Optimally feeding ewes in late pregnancy through to lambing

Optimally feeding ewes in late pregnancy through to lambing

Pre-tup flushing ewes does not always equate to increased lambing percentage, if the considerable volume of feed consumed pre-tupping results in underfeeding in late pregnancy and early lactation. Feeding the ewe optimally in the last month of pregnancy and first month of lactation has a significant impact, reducing ewe deaths, increasing lamb survival and ewe and lamb weaning weight.

In an AgResearch study¹, mixed-age twin bearing ewe bodyweight was monitored over two years on a commercial farm. In the second year, and in spite of being lighter at tupping and scanning lower, lambing percentage increased by six percent and ewe deaths more than halved. In the first year, all ewes were allocated 1.5 kilograms (kg) of dry matter per head per day through pregnancy until one month pre-lambing when it was increased to 2.4 kg. In year two of the study, the allocation increase began two months pre-lamb and rose incrementally each week to 2.9 kg at lambing. This gradual increase of feed allocation is metabolically easier on the ewe, with the study showing the ewes lost less weight over late pregnancy.

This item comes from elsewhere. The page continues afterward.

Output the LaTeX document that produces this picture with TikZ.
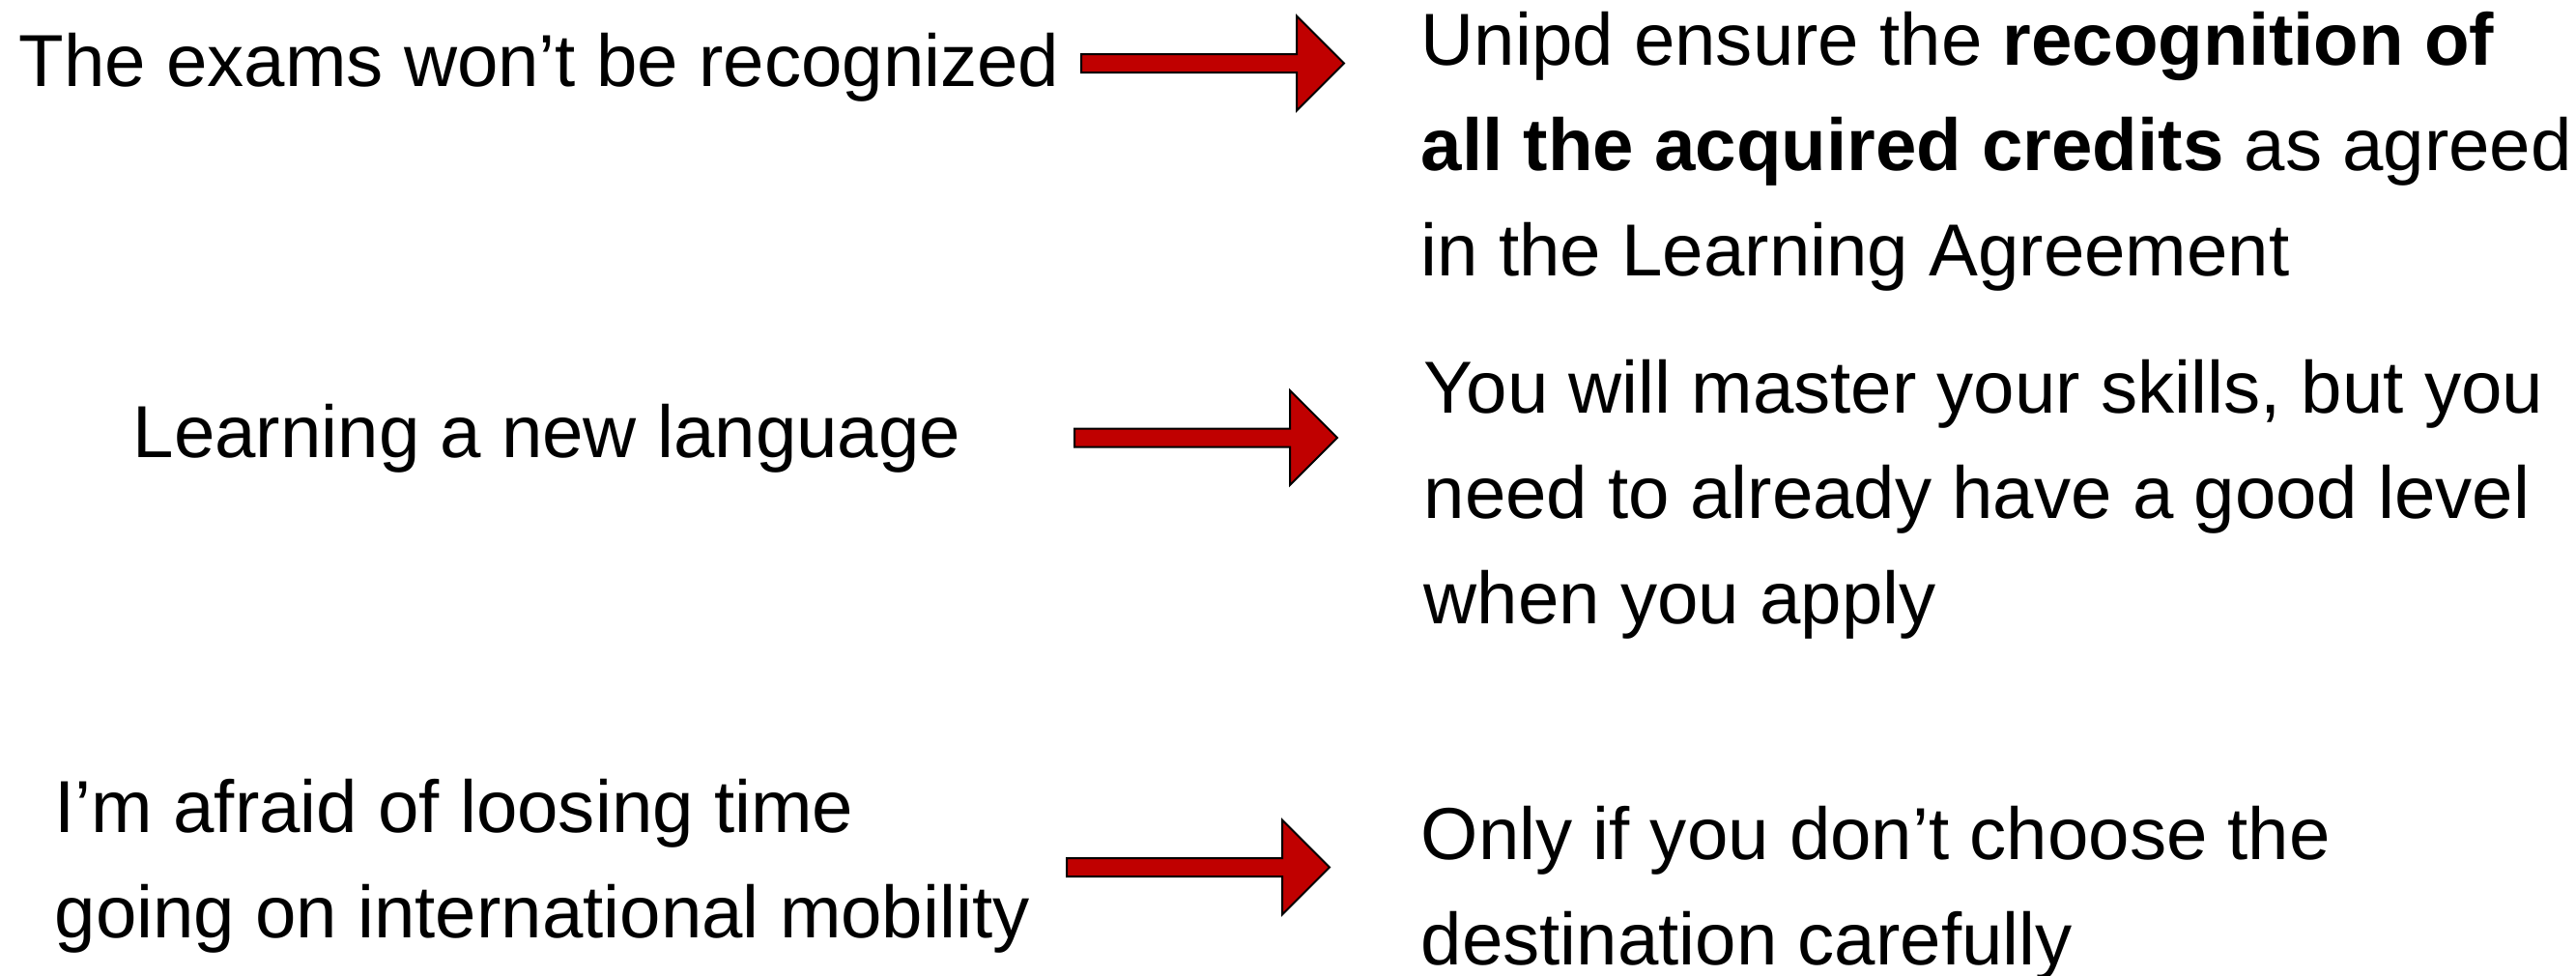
\documentclass[tikz,border=0pt]{standalone}
\usepackage{fontspec}
\setmainfont{Liberation Sans}
\usetikzlibrary{shapes.arrows,positioning}
\definecolor{arrowred}{RGB}{192,0,0}
\begin{document}
\begin{tikzpicture}[x=0.1mm,y=-0.1mm,
  doubt node/.style={anchor=base west, inner sep=0pt, align=left, font=\fontsize{21.7}{30.9}\selectfont},
  answer node/.style={doubt node},
  red arrow/.style={single arrow, draw=black, line width=0.2mm, fill=arrowred, inner xsep=0pt, inner ysep=0.85mm, minimum height=27.2mm, single arrow head extend=3.95mm, anchor=tail}]
  \useasboundingbox (0,0) rectangle (2666,1009);

  % base anchor sits on the last line
  \node[doubt node] (d1) at (19,89) {The exams won’t be recognized};
  \node[doubt node] (d2) at (137,473) {Learning a new language};
  \node[doubt node] (d3) at (56,970) {I’m afraid of loosing time\\going on international mobility};

  \node[answer node] (a1) at (1470,285) {Unipd ensure the \textbf{recognition of}\\\textbf{all the acquired credits} as agreed\\in the Learning Agreement};
  \node[answer node] (a2) at (1473,645) {You will master your skills, but you\\need to already have a good level\\when you apply};
  \node[answer node] (a3) at (1470,998) {Only if you don’t choose the\\destination carefully};

  \node[red arrow] (r1) at (1118,65.5) {};
  \node[red arrow] (r2) at (1111,453) {};
  \node[red arrow] (r3) at (1103,897.5) {};
\end{tikzpicture}
\end{document}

This high quality winter feed can be provided by forage crops or grass saved over summer, as ewes are in better body condition at weaning from selling lambs earlier (as they are heavier) due to improved ewe lactation. Nitrogen applications in autumn also contribute to quality winter feed along with cleaning up pastures before tupping, removing any dead matter which, if not grazed until the winter, results in growth taking longer to come back in the spring.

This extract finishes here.